The present invention is directed to the pyrolysis of solid organic wastes from industrial and municipal sources and to obtaining a halide free pyrolytic oil therefrom.
The disposal of wastes both from municipal and industrial sources, such as trash, rubbish, garbage, animal wastes, agricultural wastes, and waste of plastic processing operations is rapidly becoming of immense national concern. The cost of disposal ranks third behind public schooling and highways as municipal expense in the United States.
It is estimated that each individual in the country generates between 4 and 6 pounds of waste per day, that the industrial output is equivalent to approximately 5 pounds of solid waste per person per day. Previous methods of mass waste disposal, such as landfill are becoming impossible, while others such as incineration are costly and result in air pollution problems.
A vast majority of the waste which is presently disposed of contains products which are immediately recycable back into the economy or products into which the waste can be converted for recycle back to the economy. Directly recyclable constituents are the various metals present, such as aluminum and steel, and glass. For the most part, the organic fraction of the waste is subject to a flash pyrolysis operation following recovery of the directly recyclable inorganic fraction. Flash pyrolysis yields a carbon containing solid residue of pyrolysis and a pyrolytic oil as products.

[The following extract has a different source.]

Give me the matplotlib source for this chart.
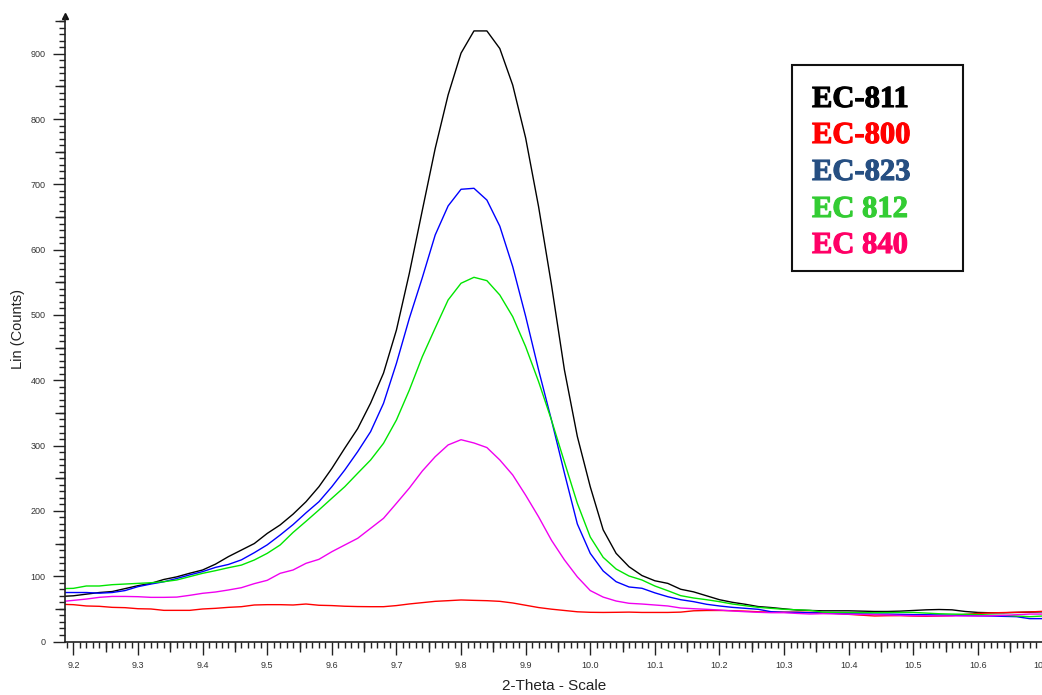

A particularly attractive method for converting the solid organic wastes into new and useful products consists of a process where the waste material is first dried and comminuted to a particle size wherein the largest particle has a maximum particle dimension of less than about 1 inch. There is then formed a turbulent gas stream by admixing the dried comminuted waste material with a solid source of heat and a carrier gas which does not deleteriously react with or oxidize the organic waste materials or products derived therefrom. The mixture is passed through a flash pyrolysis zone where at a temperature between 600 and 2000.degree. F. the organic waste undergo flash pyrolysis yielding a carbon containing solid residue of pyrolysis and a vaporized hydrocarbon constituent. The vaporized hydrocarbon constituent is separable as a pyrolytic oil and a normally gaseous hydrocarbon constituent which may be recycled to the process and, for instance, combusted to heat the solid source of heat or utilized because of its olefin content. A portion of the carbon containing solid residue of pyrolysis is normally recycled to provide the solid source of heat.
The pyrolytic oils formed while varying in nature depending upon the compositions of the waste material processed and pyrolysis conditions employed are at the same time unique. They may be characterized as an oxygenated, complex organic fluid, typically up to 40% soluble in water or acids, and almost completely soluble in bases. Solubility in polar organic solvents such as dimethyl formamide or dimethyl sulfoxide is high and the pyrolytic oils are relatively insoluble in non-polar organic solvents, such as diesel oil, carbon tetrachloride, pentane, decane, benzene, toluene and hexane. The pyrolysis oil, however, can be successively blended and mixed with various fuel oils, although it is not miscible with such fuel oils. Combustion stability of the mixture is about the same as #6 fuel oil alone.
A typical example of an elemental analysis of the pyrolytic oil is that obtained from the pyrolysis of a waste material containing about 70% cellulosics. The oil thus obtained will contain from about 52 to about 50% carbon, from about 6 to about 8% hydrogen, from about 1 to about 2% nitrogen and from about 29 to about 33% oxygen. The empirical formula which best fits the pyrolytic oil analysis is C.sub.5 H.sub.8 O.sub.2. Specific gravities are unusually high, ranging from about 1.5 to about 1.4.
Municipal and industrial wastes can contain various quantities of halides, the most conspicuous of which is chlorine. Chlorine sources range from plastics such as polyvinyl chloride to animal feed lot wastes. One municipality has estimated that the chlorine content of trash will range from 0.7 to about 1.8% by weight, with a mean estimate of 1.3%. Considering a 500 ton per day plant processing municipal waste, the potential hydrogen chloride output on the plant amounts to 6.7 tons per day.
Not only are the hydrogen halides such as hydrogen chloride worth recovering as the corresponding acid, they present problems of corrosion and secondary disposal problems from a pollution standpoint which must be coped with.
At the same time, hydrogen halides cannot be recovered as a component of the pyrolytic oil, since one of the principal end uses for the pyrolytic oil is as a fuel oil. Understandably, it would be desirable to have the vent gases from the combustion of the fuel essentially free of hydrogen halides from both a corrosion and pollution standpoint.